[lbo-talk] The postmodern prince

Ted Winslow egwinslow at rogers.com
Wed Dec 3 16:22:26 PST 2003


Charles Brown wrote:


> The Shakespearean originated theory does seem like it might be one of
> the
> long run though ,if it is valid still in 2000 (?)

Shakespeare provides insight into a type of mentality. The type involves an internally related set of traits e.g. clinical depression and "fragmentation" of self and other. The type will be characteristic of the internal social relations which constitute it. If we remain sufficiently abstract we can, as do Marx and Keynes, treat the traits as characteristic of the mentality dominant in capitalism per se.

From this perspective Shakespeare provides the kind of universally valid insight into human nature Keynes attributes to Ibsen. Keynes claims of Ibsen's plays that:

"they can be seen sub specie eternitatis, remote from contemporary moods and problems, as tragedies of character, exploring the depths and often the crannies of human motive with the imagination of a poet and the insight of a novelist. If the plays have sometimes been felt to be painful, it is because Ibsen can penetrate too deeply into regions which we prefer to keep concealed even from ourselves." ( Collected Writings, vol. XXVIII, p. 327)
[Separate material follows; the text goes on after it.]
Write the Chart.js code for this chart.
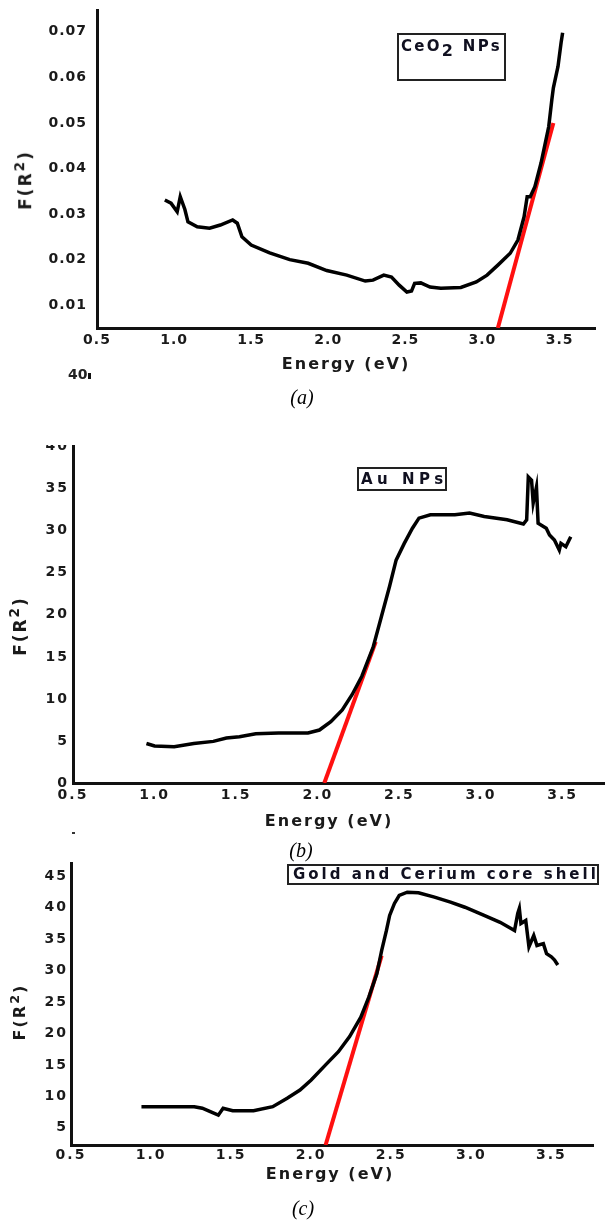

At this more abstract level of analysis, the fragmentation (diversification) underpinning Antonio's mistaken feeling of confidence will have important aspects in common with the fragmentation underpinning the mistaken feeling of confidence associated with the investment strategy of Long-Term Capital Management. To make the analysis actually fit the concrete circumstances of each case, however, we would have to take account of the specific way in which the specific social relations and the psychological traits that issue from them create differences in the concrete form fragmentation takes in each.

The reason that diversification of the kind present in both cases doesn't reduce risk is given by Keynes.

"To carry one's eggs in a great number of baskets, without having time or opportunity to discover how many have holes in the bottom, is the surest way of increasing risk and loss." (Collected Writings, vol. XII, p. 99)

As Keynes himself points out, the General Theory provides only the "dry bones" of an analysis of any concrete capitalist context (where, by capitalism, he means any system having as its "essential characteristic" "the dependence upon an intense appeal to the money-making and money-loving instincts of individuals as the main motive force of the economic machine"). You need to put flesh on these bones to make it fit a concrete context e.g. English capitalism in the early 17th century, contemporary Japanese capitalism, etc. etc. This methodological point applies also to Marx e.g. he claims, as I pointed out earlier, that the "passions" of early capitalism differ significantly from the "passions" of mature industrial capitalism. (Marx also treats Shakespeare as a source of universally valid insight into human nature, specifically into the nature of "greed.")

Analysis of a concrete context has to treat many things as "given" and so can't normally be made a basis for long period extrapolation. The things reasonably treated as "given" for purposes of short period analysis cannot reasonably be treated as given in the long period.